On the other hand, KDE has been depending on Glib for years. While Gnome started projects to clone Amarok and Kalzium, didn't want to use Arts, cloned DCOP into dbus (which KDE promptly adopted), there are more examples.

Part of this phenomenon has to do with licensing and partly with the way Qt used to be set up. As to licensing, Gnome has a policy that its libraries be LGPL or some similar license (less restrictive than GPL). Any KDE libraries that linked to Qt would become, in effect, GPL for Gnome. As that would run counter to Gnome's usual library licensing scheme, linking to Qt (or KDE libraries which linked to Qt) was discouraged. DCOP, if I remember correctly, linked to Qt and serves as a good example.

Of course, the LGPL license of the Gnome platform libraries doesn't usually present a problem for KDE/Qt under their licenses. You can link to LGPL libraries without changing the license of your own libraries in turn.

As to Qt's structure up to and including Qt 3.x, my understanding is that there was no library separation between the graphical classes and the non-graphical classes. (I may be wrong about this. Please feel free to correct me. It is also my understanding that QT 4.x has this separation now.) So, if Gnome wanted to link to QString, for example, it would have been linking all of Qt's graphical toolkit classes as well. Clearly, that would present a problem for Gnome.

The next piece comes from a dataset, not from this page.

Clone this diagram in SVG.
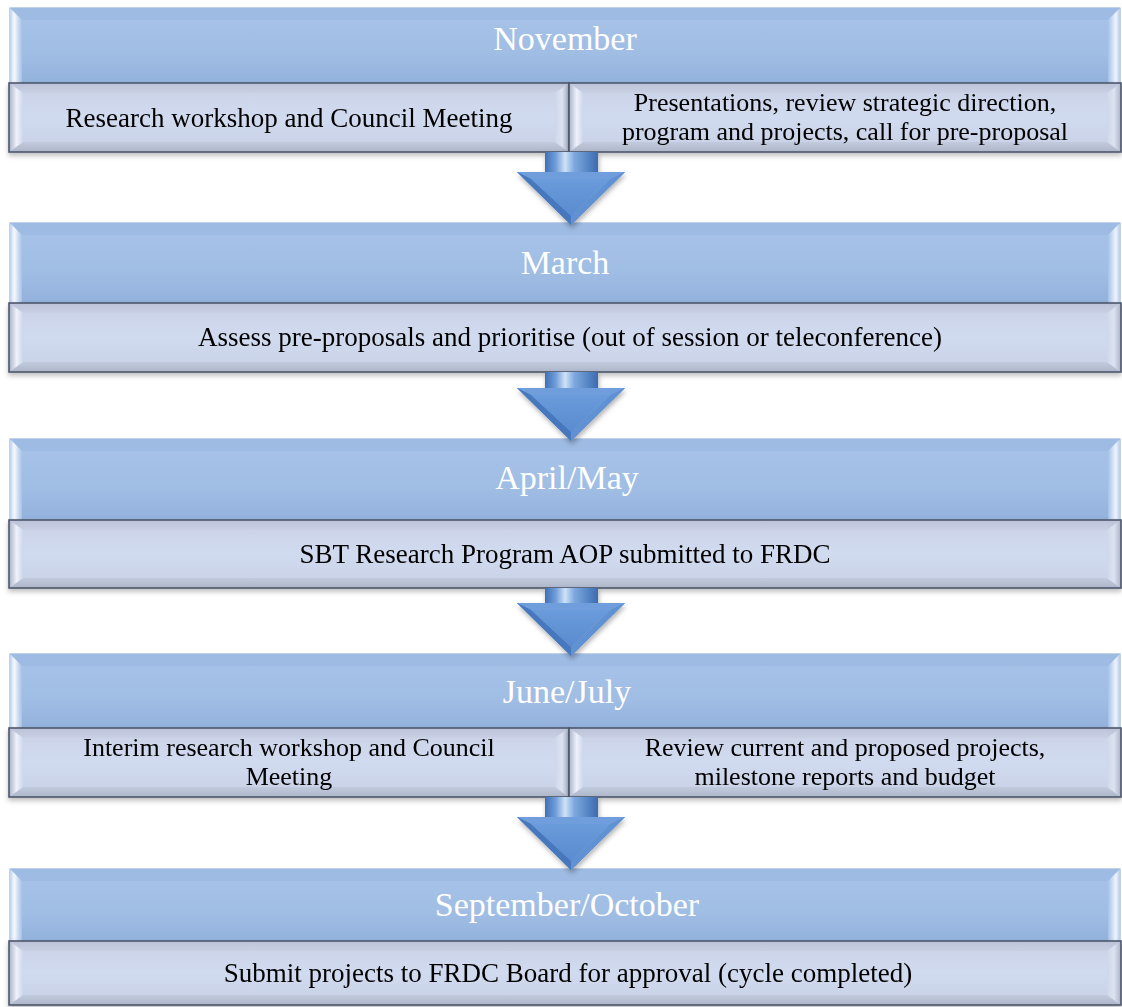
<svg xmlns="http://www.w3.org/2000/svg" width="1122" height="1007" viewBox="0 0 1122 1007">
<defs>
<linearGradient id="gTop" x1="0" y1="0" x2="0" y2="1">
<stop offset="0" stop-color="#a7c3e8"/><stop offset="0.6" stop-color="#a0bde4"/><stop offset="1" stop-color="#92b1dc"/>
</linearGradient>
<linearGradient id="gTopL" x1="0" y1="0" x2="1" y2="0">
<stop offset="0" stop-color="#bcd2ee"/><stop offset="0.35" stop-color="#f6f9fd"/><stop offset="1" stop-color="#a6c1e6"/>
</linearGradient>
<linearGradient id="gTopR" x1="0" y1="0" x2="1" y2="0">
<stop offset="0" stop-color="#a6c1e6"/><stop offset="0.65" stop-color="#eef4fb"/><stop offset="1" stop-color="#b6cced"/>
</linearGradient>
<linearGradient id="gBot" x1="0" y1="0" x2="0" y2="1">
<stop offset="0" stop-color="#c9d1e5"/><stop offset="0.5" stop-color="#d1dbef"/><stop offset="1" stop-color="#c7d0e4"/>
</linearGradient>
<linearGradient id="gBotT" x1="0" y1="0" x2="0" y2="1">
<stop offset="0" stop-color="#bcc3d8"/><stop offset="1" stop-color="#c9d0e4"/>
</linearGradient>
<linearGradient id="gBotB" x1="0" y1="0" x2="0" y2="1">
<stop offset="0" stop-color="#c2cadd"/><stop offset="1" stop-color="#aeb6ca"/>
</linearGradient>
<linearGradient id="gBotL" x1="0" y1="0" x2="1" y2="0">
<stop offset="0" stop-color="#a9b1c7"/><stop offset="0.55" stop-color="#eef2fa"/><stop offset="1" stop-color="#cdd6ea"/>
</linearGradient>
<linearGradient id="gBotR" x1="0" y1="0" x2="1" y2="0">
<stop offset="0" stop-color="#cdd6ea"/><stop offset="0.5" stop-color="#dde3f1"/><stop offset="1" stop-color="#aab2c7"/>
</linearGradient>
<linearGradient id="gShaft" x1="0" y1="0" x2="1" y2="0">
<stop offset="0" stop-color="#3f70b6"/><stop offset="0.2" stop-color="#6f9cd8"/><stop offset="0.38" stop-color="#cfe2f7"/><stop offset="0.55" stop-color="#7ea9df"/><stop offset="1" stop-color="#3b6bb0"/>
</linearGradient>
<linearGradient id="gHead" x1="0" y1="0" x2="0" y2="1">
<stop offset="0" stop-color="#6a9bda"/><stop offset="1" stop-color="#5a8bcf"/>
</linearGradient>
<filter id="sh" x="-5%" y="-20%" width="110%" height="150%">
<feDropShadow dx="0" dy="3" stdDeviation="2.5" flood-color="#000" flood-opacity="0.25"/>
</filter>
<filter id="ash" x="-30%" y="-30%" width="160%" height="160%">
<feDropShadow dx="1" dy="3" stdDeviation="2.5" flood-color="#000" flood-opacity="0.3"/>
</filter>
<g id="head">
<path d="M-54,-53 L54,-53 L0,0 Z" fill="#5586cb"/>
<path d="M-54,-53 L54,-53 L40,-46 L-40,-46 Z" fill="#6f9edc"/>
<path d="M-54,-53 L-40,-46 L0,-9 L0,0 Z" fill="#4677bd"/>
<path d="M54,-53 L40,-46 L0,-9 L0,0 Z" fill="#5f91d3"/>
<path d="M-40,-46 L40,-46 L0,-9 Z" fill="url(#gHead)"/>
<path d="M40,-46 L30,-37 L3,-12 L0,-9 Z" fill="#9cc0ee" opacity="0.8"/>
</g>
</defs>
<style>
.tb{fill:url(#gTop);stroke:#88a3cf;stroke-width:1}
.tbT{fill:#9ebbe3}
.tbL{fill:url(#gTopL)}
.tbR{fill:url(#gTopR)}
.bb{fill:url(#gBot)}
.bbT{fill:url(#gBotT)}
.bbB{fill:url(#gBotB)}
.bbL{fill:url(#gBotL)}
.bbR{fill:url(#gBotR)}
.bbo{fill:none;stroke:#4e576b;stroke-width:1.6}
.ttl{font-family:"Liberation Serif",serif;font-size:34px;fill:#ffffff;text-anchor:middle}
.txt{font-family:"Liberation Serif",serif;font-size:27px;fill:#000000;text-anchor:middle}
.txt2{font-family:"Liberation Serif",serif;font-size:26px;fill:#000000;text-anchor:middle}
</style>

<!-- Block 1: November -->
<g id="nov">
<rect class="tb" x="10" y="8" width="1110" height="76"/>
<polygon class="tbT" points="10,8 1120,8 1108,20 22,20"/>
<polygon class="tbL" points="10,8 22,20 22,84 10,84"/>
<polygon class="tbR" points="1120,8 1108,20 1108,84 1120,84"/>
<text class="ttl" x="565" y="50">November</text>
</g>
<g id="nov-a" filter="url(#sh)">
<rect class="bb" x="9" y="83" width="560" height="69"/>
<polygon class="bbT" points="9,83 569,83 555,93 23,93"/>
<polygon class="bbB" points="9,152 569,152 555,142 23,142"/>
<polygon class="bbL" points="9,83 23,93 23,142 9,152"/>
<polygon class="bbR" points="569,83 555,93 555,142 569,152"/>
<rect class="bbo" x="9" y="83" width="560" height="69"/>
<text class="txt" x="289" y="127">Research workshop and Council Meeting</text>
</g>
<g id="nov-b" filter="url(#sh)">
<rect class="bb" x="569" y="83" width="552" height="69"/>
<polygon class="bbT" points="569,83 1121,83 1107,93 583,93"/>
<polygon class="bbB" points="569,152 1121,152 1107,142 583,142"/>
<polygon class="bbL" points="569,83 583,93 583,142 569,152"/>
<polygon class="bbR" points="1121,83 1107,93 1107,142 1121,152"/>
<rect class="bbo" x="569" y="83" width="552" height="69"/>
<text class="txt2" x="845" y="111">Presentations, review strategic direction,</text>
<text class="txt2" x="845" y="140">program and projects, call for pre-proposal</text>
</g>

<!-- Block 2: March -->
<g id="mar">
<rect class="tb" x="10" y="223" width="1110" height="81"/>
<polygon class="tbT" points="10,223 1120,223 1108,235 22,235"/>
<polygon class="tbL" points="10,223 22,235 22,304 10,304"/>
<polygon class="tbR" points="1120,223 1108,235 1108,304 1120,304"/>
<text class="ttl" x="565" y="274">March</text>
</g>
<g id="mar-a" filter="url(#sh)">
<rect class="bb" x="9" y="303" width="1112" height="69"/>
<polygon class="bbT" points="9,303 1121,303 1107,313 23,313"/>
<polygon class="bbB" points="9,372 1121,372 1107,362 23,362"/>
<polygon class="bbL" points="9,303 23,313 23,362 9,372"/>
<polygon class="bbR" points="1121,303 1107,313 1107,362 1121,372"/>
<rect class="bbo" x="9" y="303" width="1112" height="69"/>
<text class="txt" x="570" y="346">Assess pre-proposals and prioritise (out of session or teleconference)</text>
</g>

<!-- Block 3: April/May -->
<g id="apr">
<rect class="tb" x="10" y="439" width="1110" height="82"/>
<polygon class="tbT" points="10,439 1120,439 1108,451 22,451"/>
<polygon class="tbL" points="10,439 22,451 22,521 10,521"/>
<polygon class="tbR" points="1120,439 1108,451 1108,521 1120,521"/>
<text class="ttl" x="567" y="489">April/May</text>
</g>
<g id="apr-a" filter="url(#sh)">
<rect class="bb" x="9" y="520" width="1112" height="68"/>
<polygon class="bbT" points="9,520 1121,520 1107,530 23,530"/>
<polygon class="bbB" points="9,588 1121,588 1107,578 23,578"/>
<polygon class="bbL" points="9,520 23,530 23,578 9,588"/>
<polygon class="bbR" points="1121,520 1107,530 1107,578 1121,588"/>
<rect class="bbo" x="9" y="520" width="1112" height="68"/>
<text class="txt" x="565" y="563">SBT Research Program AOP submitted to FRDC</text>
</g>

<!-- Block 4: June/July -->
<g id="jun">
<rect class="tb" x="10" y="654" width="1110" height="75"/>
<polygon class="tbT" points="10,654 1120,654 1108,666 22,666"/>
<polygon class="tbL" points="10,654 22,666 22,729 10,729"/>
<polygon class="tbR" points="1120,654 1108,666 1108,729 1120,729"/>
<text class="ttl" x="567" y="703">June/July</text>
</g>
<g id="jun-a" filter="url(#sh)">
<rect class="bb" x="9" y="728" width="560" height="69"/>
<polygon class="bbT" points="9,728 569,728 555,738 23,738"/>
<polygon class="bbB" points="9,797 569,797 555,787 23,787"/>
<polygon class="bbL" points="9,728 23,738 23,787 9,797"/>
<polygon class="bbR" points="569,728 555,738 555,787 569,797"/>
<rect class="bbo" x="9" y="728" width="560" height="69"/>
<text class="txt2" x="289" y="756">Interim research workshop and Council</text>
<text class="txt2" x="289" y="785">Meeting</text>
</g>
<g id="jun-b" filter="url(#sh)">
<rect class="bb" x="569" y="728" width="552" height="69"/>
<polygon class="bbT" points="569,728 1121,728 1107,738 583,738"/>
<polygon class="bbB" points="569,797 1121,797 1107,787 583,787"/>
<polygon class="bbL" points="569,728 583,738 583,787 569,797"/>
<polygon class="bbR" points="1121,728 1107,738 1107,787 1121,797"/>
<rect class="bbo" x="569" y="728" width="552" height="69"/>
<text class="txt2" x="845" y="756">Review current and proposed projects,</text>
<text class="txt2" x="845" y="785">milestone reports and budget</text>
</g>

<!-- Block 5: September/October -->
<g id="sep">
<rect class="tb" x="10" y="869" width="1110" height="73"/>
<polygon class="tbT" points="10,869 1120,869 1108,881 22,881"/>
<polygon class="tbL" points="10,869 22,881 22,942 10,942"/>
<polygon class="tbR" points="1120,869 1108,881 1108,942 1120,942"/>
<text class="ttl" x="567" y="916">September/October</text>
</g>
<g id="sep-a" filter="url(#sh)">
<rect class="bb" x="9" y="941" width="1112" height="64"/>
<polygon class="bbT" points="9,941 1121,941 1107,951 23,951"/>
<polygon class="bbB" points="9,1005 1121,1005 1107,995 23,995"/>
<polygon class="bbL" points="9,941 23,951 23,995 9,1005"/>
<polygon class="bbR" points="1121,941 1107,951 1107,995 1121,1005"/>
<rect class="bbo" x="9" y="941" width="1112" height="64"/>
<text class="txt" x="568" y="982">Submit projects to FRDC Board for approval (cycle completed)</text>
</g>

<!-- Connectors -->
<g id="connectors" filter="url(#ash)">
<g transform="translate(571,225)">
<rect x="-26" y="-73" width="53" height="21" fill="url(#gShaft)"/>
<use href="#head"/>
</g>
<g transform="translate(571,441)">
<rect x="-26" y="-69" width="53" height="17" fill="url(#gShaft)"/>
<use href="#head"/>
</g>
<g transform="translate(571,656)">
<rect x="-26" y="-68" width="53" height="16" fill="url(#gShaft)"/>
<use href="#head"/>
</g>
<g transform="translate(571,870)">
<rect x="-26" y="-73" width="53" height="21" fill="url(#gShaft)"/>
<use href="#head"/>
</g>
</g>
</svg>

On the other hand, GLib contains non-graphical classes and functions. GTK+ was and is separated from GLib. (I.e. GTK+ links to GLib, but GLib doesn't link to GTK+.) So, KDE/Qt could link to an event loop in GLib without drawing in GTKButton from GTK+, for example.

So, practical considerations made it difficult for Gnome to make use of actual KDE/Qt code. On the other hand, Gnome folks started DBUS and patterned it after DCOP partly because the Gnome folk hoped it could be adopted by the KDE folk as well.

In fact, was founded in large part by Gnome folks who wanted to find a neutral ground to develop technologies *with* KDE to be used by both desktops. (I remember some of Havoc Pennington's early emails on both the Gnome and KDE lists about this.) Much of Gnome's energies for the past three or four years have gone into projects with the hope that the code could be used by *both* desktops. Some even when out of their way to avoid linking to GLib so that KDE more would be more interested in the libraries. That, I think, is the opposite of NIH.

However, as you say, both desktops have been guilty of NIH in the past, and both undoubtedly will be guilty of it in the future.